__Task brief__: Print the records below exactly, from the line containing "Rebuild this chart as a Python" down to the line containing "from matplotlib.patches import Rectangle", both lines included, and omit every picture.

Stored items from a collection:

┏━━

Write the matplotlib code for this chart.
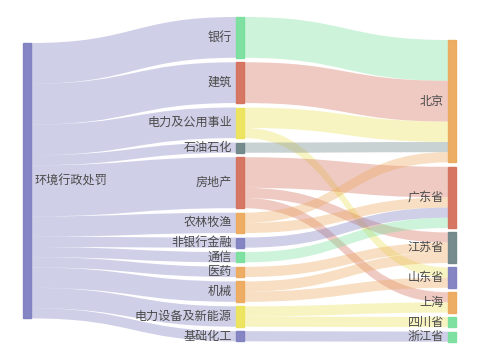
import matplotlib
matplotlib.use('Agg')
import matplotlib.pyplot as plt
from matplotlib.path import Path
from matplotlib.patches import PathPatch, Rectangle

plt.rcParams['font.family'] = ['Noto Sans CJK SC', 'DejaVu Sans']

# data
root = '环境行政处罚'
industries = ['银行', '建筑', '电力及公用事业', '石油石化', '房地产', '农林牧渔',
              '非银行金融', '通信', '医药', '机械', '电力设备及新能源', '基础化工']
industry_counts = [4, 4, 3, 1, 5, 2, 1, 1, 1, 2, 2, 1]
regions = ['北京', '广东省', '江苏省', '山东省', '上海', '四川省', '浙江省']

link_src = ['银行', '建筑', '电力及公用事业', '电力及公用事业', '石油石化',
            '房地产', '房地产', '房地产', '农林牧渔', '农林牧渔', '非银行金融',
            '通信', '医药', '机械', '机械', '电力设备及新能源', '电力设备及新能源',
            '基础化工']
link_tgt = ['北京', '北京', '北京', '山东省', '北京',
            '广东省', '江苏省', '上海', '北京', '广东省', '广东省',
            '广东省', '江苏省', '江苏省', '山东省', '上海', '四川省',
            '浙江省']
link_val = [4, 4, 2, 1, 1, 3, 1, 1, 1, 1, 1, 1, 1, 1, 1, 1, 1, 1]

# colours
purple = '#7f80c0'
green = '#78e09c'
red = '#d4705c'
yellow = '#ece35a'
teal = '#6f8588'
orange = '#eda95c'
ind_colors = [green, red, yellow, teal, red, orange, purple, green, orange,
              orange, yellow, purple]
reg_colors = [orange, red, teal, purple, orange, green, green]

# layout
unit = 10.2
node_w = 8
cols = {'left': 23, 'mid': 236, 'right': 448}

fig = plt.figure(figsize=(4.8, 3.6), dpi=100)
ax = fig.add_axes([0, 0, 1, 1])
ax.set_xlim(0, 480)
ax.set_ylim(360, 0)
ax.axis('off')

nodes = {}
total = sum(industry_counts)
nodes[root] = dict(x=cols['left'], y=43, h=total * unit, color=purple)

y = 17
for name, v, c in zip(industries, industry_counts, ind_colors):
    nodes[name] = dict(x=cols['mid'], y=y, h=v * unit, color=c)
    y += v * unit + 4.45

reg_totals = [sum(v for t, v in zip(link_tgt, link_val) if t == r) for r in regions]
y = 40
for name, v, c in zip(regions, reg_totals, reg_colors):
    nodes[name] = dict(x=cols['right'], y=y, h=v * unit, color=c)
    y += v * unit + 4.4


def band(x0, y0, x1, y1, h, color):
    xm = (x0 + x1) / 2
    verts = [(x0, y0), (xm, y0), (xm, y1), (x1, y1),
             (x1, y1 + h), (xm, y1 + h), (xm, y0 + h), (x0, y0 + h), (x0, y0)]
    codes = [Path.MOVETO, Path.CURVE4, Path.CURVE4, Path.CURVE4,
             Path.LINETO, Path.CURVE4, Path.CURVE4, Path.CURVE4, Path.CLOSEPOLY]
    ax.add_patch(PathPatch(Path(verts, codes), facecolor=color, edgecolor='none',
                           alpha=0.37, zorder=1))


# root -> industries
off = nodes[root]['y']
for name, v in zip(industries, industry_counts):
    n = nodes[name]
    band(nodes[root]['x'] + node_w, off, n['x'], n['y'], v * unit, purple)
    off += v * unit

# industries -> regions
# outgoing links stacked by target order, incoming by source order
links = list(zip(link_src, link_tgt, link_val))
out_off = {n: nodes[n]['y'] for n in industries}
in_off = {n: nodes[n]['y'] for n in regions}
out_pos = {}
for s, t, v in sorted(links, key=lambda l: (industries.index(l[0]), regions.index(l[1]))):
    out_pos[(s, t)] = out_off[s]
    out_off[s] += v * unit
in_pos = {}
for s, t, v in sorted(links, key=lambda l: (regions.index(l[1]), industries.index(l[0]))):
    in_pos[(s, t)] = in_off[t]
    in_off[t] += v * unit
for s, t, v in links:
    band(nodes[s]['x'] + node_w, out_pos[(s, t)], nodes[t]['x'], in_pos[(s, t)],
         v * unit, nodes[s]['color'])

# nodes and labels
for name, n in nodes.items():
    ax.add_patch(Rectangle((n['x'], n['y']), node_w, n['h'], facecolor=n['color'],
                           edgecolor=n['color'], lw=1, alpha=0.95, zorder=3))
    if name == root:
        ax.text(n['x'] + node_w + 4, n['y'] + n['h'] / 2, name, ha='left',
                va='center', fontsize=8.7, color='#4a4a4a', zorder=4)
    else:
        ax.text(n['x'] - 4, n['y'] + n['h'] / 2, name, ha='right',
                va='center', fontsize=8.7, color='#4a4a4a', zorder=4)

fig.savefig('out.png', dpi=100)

┗━━
┏━━

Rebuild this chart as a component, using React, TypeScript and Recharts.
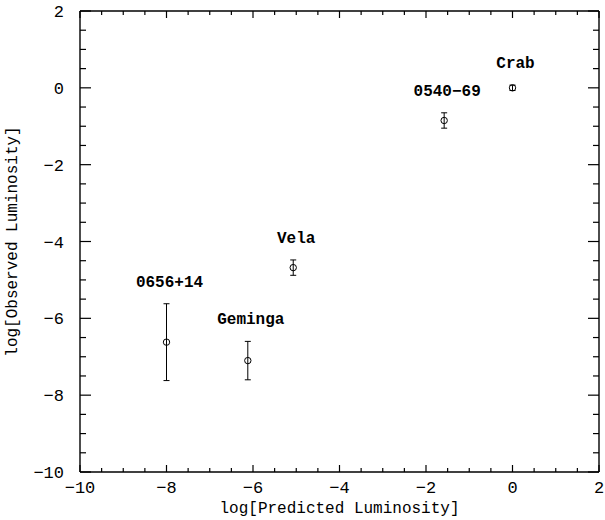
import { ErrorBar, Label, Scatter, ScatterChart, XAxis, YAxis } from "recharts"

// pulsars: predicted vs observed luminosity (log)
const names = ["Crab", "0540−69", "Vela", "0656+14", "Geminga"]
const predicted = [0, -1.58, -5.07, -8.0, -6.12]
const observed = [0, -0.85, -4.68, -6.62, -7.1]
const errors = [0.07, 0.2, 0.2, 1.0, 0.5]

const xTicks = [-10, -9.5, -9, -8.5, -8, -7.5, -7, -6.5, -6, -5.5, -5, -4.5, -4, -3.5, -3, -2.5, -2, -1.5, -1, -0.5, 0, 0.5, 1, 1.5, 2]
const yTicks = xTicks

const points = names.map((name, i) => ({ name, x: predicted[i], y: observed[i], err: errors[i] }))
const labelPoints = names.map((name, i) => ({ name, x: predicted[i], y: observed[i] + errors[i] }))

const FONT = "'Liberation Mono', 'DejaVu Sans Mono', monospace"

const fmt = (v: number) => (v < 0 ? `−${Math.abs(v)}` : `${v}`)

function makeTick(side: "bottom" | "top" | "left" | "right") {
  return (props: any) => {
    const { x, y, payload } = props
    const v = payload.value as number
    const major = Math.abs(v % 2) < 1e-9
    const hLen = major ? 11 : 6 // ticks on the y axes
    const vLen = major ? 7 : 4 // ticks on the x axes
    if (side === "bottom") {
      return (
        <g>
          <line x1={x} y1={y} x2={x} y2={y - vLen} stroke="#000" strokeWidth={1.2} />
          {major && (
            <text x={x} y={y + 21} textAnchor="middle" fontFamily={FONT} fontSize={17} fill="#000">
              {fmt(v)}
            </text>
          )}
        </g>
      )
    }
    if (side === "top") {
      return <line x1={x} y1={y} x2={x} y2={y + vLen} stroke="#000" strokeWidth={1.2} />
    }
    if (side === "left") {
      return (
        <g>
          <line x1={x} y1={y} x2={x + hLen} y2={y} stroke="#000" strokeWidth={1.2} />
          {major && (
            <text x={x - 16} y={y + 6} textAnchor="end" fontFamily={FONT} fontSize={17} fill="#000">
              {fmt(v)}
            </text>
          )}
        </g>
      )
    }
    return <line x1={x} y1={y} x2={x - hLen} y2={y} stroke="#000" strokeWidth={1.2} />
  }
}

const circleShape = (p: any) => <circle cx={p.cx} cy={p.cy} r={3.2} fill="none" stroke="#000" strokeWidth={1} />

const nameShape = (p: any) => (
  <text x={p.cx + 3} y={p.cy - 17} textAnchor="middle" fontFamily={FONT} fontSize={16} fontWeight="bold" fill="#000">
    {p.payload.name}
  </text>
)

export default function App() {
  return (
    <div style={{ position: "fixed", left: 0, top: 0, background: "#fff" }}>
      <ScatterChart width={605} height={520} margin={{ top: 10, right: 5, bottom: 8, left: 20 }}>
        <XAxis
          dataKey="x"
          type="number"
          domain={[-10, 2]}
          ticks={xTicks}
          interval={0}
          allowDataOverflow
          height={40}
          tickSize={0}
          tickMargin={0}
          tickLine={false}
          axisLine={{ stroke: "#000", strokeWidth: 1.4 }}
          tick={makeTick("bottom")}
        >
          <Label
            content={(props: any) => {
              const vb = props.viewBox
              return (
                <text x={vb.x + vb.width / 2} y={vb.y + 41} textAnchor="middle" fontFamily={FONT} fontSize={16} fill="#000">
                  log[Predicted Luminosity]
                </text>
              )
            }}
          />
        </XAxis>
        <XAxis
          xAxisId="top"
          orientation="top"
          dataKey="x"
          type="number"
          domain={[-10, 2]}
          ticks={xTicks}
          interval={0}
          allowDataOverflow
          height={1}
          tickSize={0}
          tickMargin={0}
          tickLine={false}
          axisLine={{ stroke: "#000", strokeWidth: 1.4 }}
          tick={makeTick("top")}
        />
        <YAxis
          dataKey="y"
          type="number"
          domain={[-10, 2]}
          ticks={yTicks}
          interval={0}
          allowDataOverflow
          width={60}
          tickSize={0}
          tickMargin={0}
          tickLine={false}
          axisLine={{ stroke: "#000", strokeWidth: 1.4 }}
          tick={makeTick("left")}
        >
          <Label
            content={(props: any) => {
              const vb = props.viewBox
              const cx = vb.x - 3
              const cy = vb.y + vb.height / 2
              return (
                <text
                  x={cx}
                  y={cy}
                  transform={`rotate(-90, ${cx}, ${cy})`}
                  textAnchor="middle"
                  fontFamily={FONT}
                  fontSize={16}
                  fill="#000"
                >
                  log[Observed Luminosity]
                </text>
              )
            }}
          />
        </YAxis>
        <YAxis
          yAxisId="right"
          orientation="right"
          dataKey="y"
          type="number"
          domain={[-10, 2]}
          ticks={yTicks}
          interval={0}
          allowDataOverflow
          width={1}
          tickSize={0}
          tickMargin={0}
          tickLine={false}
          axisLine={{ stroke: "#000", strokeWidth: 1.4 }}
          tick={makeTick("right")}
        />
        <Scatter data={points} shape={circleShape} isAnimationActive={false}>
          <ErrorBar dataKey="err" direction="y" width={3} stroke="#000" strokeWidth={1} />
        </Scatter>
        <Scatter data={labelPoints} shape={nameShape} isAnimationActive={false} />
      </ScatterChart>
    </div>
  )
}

┗━━
┏━━

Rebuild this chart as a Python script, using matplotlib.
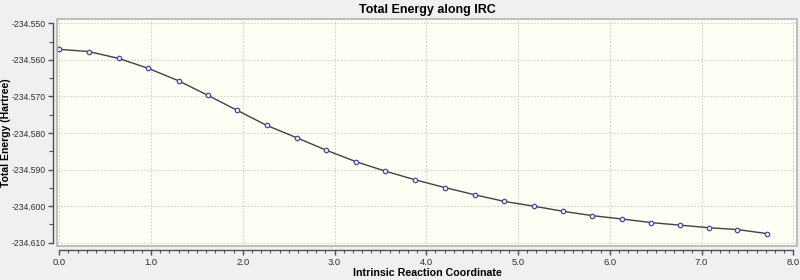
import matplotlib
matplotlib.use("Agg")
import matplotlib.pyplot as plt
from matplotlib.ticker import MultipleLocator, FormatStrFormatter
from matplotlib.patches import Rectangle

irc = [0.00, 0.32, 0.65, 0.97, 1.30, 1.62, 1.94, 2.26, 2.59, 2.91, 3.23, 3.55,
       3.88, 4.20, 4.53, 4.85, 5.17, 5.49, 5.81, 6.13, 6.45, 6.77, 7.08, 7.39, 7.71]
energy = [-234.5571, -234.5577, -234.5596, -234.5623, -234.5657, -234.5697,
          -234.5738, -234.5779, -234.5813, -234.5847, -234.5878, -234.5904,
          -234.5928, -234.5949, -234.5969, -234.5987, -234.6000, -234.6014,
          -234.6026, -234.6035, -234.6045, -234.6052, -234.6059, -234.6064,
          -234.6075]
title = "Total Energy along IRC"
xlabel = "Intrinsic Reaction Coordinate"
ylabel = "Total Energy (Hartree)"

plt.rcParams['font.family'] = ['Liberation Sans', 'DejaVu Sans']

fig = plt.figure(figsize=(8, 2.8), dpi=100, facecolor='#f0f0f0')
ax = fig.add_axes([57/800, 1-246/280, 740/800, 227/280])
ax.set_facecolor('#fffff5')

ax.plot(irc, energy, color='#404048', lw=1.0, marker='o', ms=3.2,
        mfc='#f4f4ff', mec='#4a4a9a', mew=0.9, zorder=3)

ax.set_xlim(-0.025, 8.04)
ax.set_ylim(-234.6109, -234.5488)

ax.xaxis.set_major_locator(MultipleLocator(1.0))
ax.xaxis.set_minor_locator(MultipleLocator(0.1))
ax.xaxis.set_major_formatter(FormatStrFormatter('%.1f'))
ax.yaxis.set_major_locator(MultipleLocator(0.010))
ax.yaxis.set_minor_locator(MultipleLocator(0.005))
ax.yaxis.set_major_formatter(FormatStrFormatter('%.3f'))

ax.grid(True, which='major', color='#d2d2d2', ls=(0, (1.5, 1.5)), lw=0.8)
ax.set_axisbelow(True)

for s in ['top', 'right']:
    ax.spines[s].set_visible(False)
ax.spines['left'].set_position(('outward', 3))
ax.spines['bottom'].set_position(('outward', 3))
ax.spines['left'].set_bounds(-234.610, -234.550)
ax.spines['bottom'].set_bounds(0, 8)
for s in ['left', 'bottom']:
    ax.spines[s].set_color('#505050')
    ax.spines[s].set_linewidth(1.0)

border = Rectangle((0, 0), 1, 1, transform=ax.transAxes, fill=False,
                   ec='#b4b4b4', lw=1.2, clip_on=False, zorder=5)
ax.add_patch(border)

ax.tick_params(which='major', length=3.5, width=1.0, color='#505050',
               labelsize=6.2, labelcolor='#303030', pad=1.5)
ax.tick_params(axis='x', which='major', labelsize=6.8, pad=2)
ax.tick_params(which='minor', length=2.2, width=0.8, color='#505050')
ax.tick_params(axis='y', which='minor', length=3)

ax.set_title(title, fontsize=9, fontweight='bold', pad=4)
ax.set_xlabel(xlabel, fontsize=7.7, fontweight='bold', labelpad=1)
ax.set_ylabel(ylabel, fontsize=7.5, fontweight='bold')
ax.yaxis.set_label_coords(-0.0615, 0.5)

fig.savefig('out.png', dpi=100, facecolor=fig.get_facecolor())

┗━━

__Solution for this exercise__:
Rebuild this chart as a Python script, using matplotlib.
import matplotlib
matplotlib.use("Agg")
import matplotlib.pyplot as plt
from matplotlib.ticker import MultipleLocator, FormatStrFormatter
from matplotlib.patches import Rectangle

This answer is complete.